7:00 PM: Presentation
The geochemistry of minerals in intermediate to deep sedimentary rocks (2 - 10 km depth) is not sufficiently known to predict accurately the effect of human activities, such as carbon dioxide sequestration or fracking. To study real time experiments, a high-pressure environmental chamber (HPEC) was constructed for in situ X-ray diffraction studies to 1000 bars and to 200 oC. In the HPEC, a liquid, e.g., a brine, plus sample in suspension is pressurized by gas, e.g., CH4 or CO2, or liquid, e.g., supercritical CO2. The unique aspect of this chamber is that the sample + liquid (~ 2 mL) form a dynamic system, and particles can move freely in the liquid while being illuminated by the X-ray beam. As an example, experimental results are given for the d(001) values of montmorillonite clay vs temperatures to 150oC at P(CO2)= 500 bars in a NaCl-rich brine.

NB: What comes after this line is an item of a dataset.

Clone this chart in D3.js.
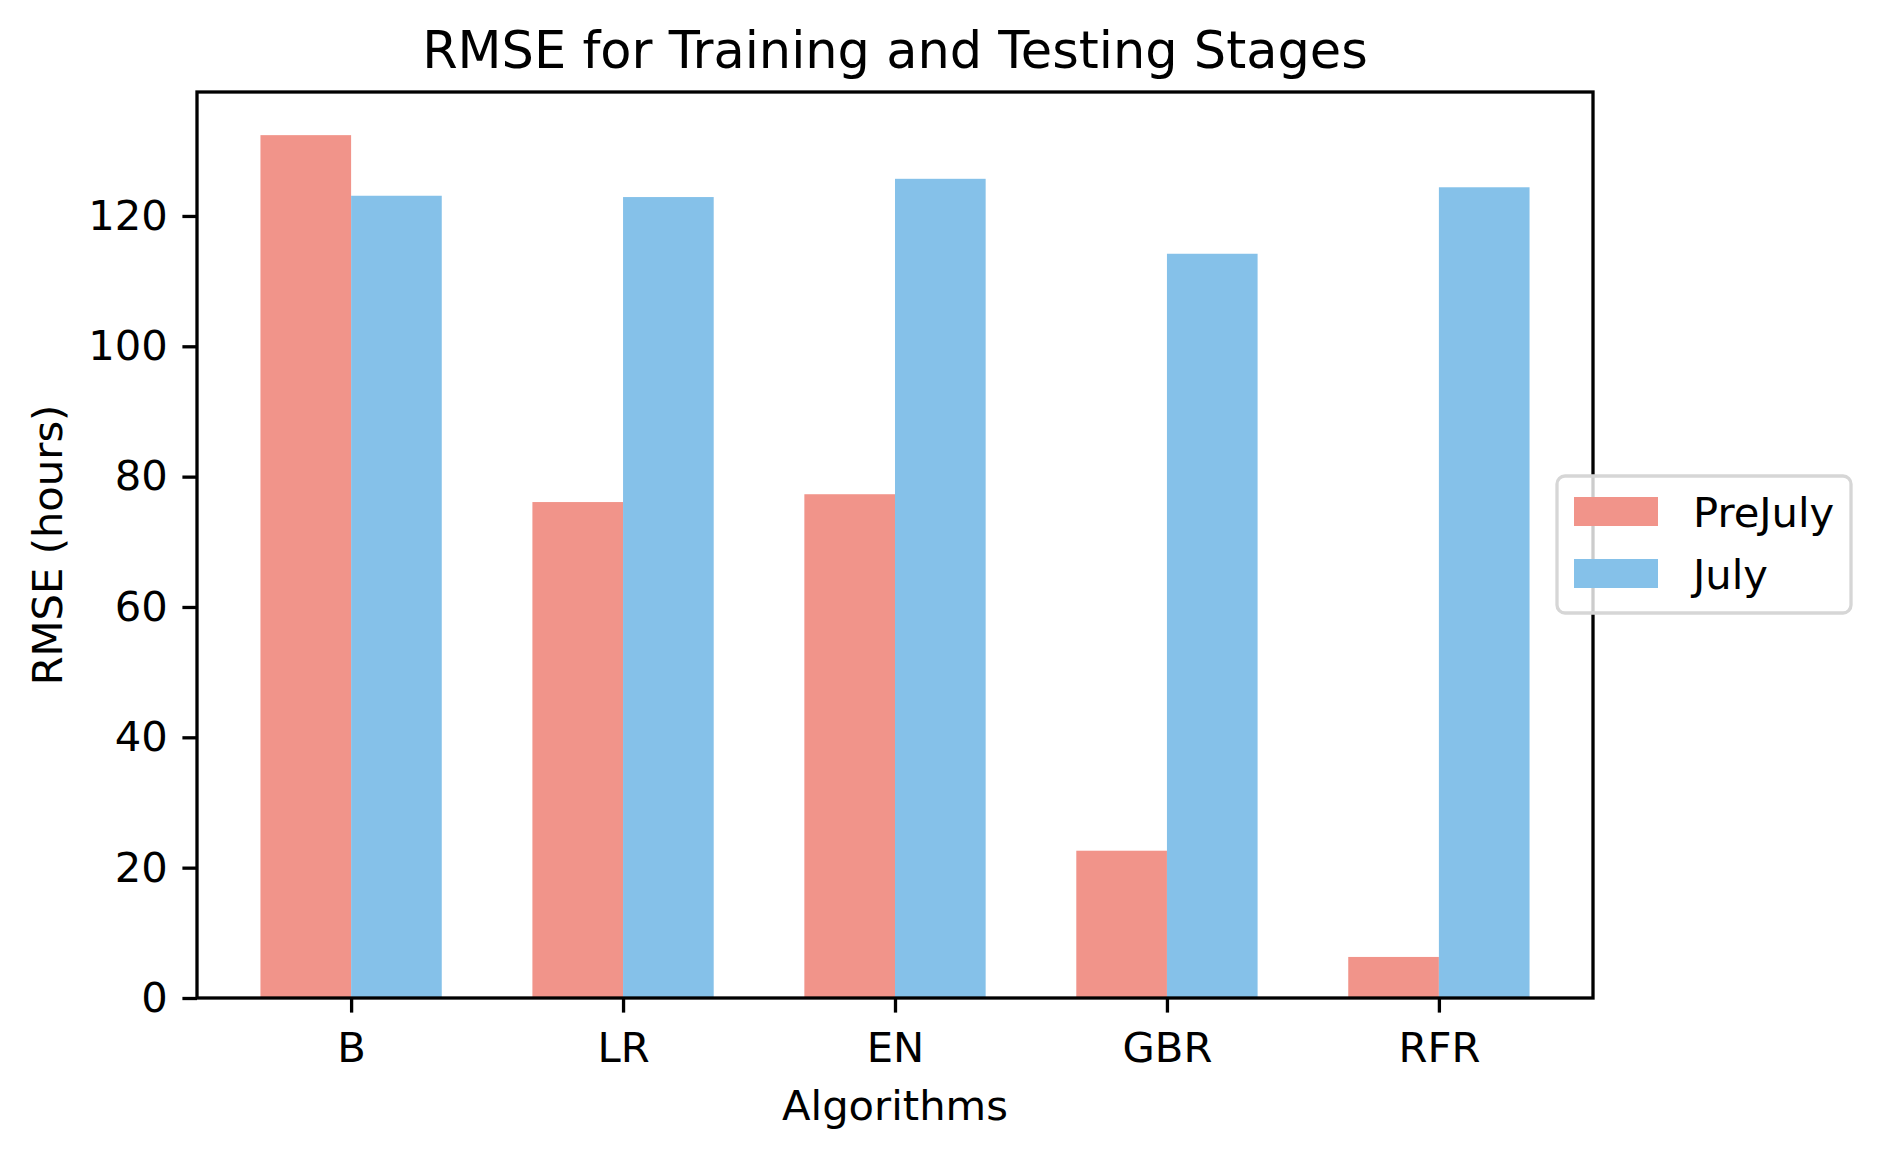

Bio Sketch: Steve Guggenheim went directly to the University of Illinois at Chicago as a faculty member after obtaining a doctoral degree in geology at the University of Wisconsin-Madison. His general research interests include understanding the relationship of atomic structure (bulk and surface) and chemistry to layer silicate stability and properties. His early work (in the 1980s) involved crystal structure analysis of modulated layer silicates by using high resolution TEM and X-ray diffraction, but he has more recently been developing new methods to understand carbon (CO2, CH4) sequestration in deep sedimentary environments. He is a Foreign Member of the Lincei (Italian Academy of Sciences and Humanities), a Bailey Distinguished Member and former President of the Clay Minerals Society, a recipient of the Medal for Research Excellence (Association Internationale pour L'Etudes des Argiles) and a recipient of the Hawley Medal for the best paper (1986) in the Mineralogical Association of Canada. He is a Fellow of the Mineralogical Society of America and a former Editor-in-Chief of Clays and Clay Minerals.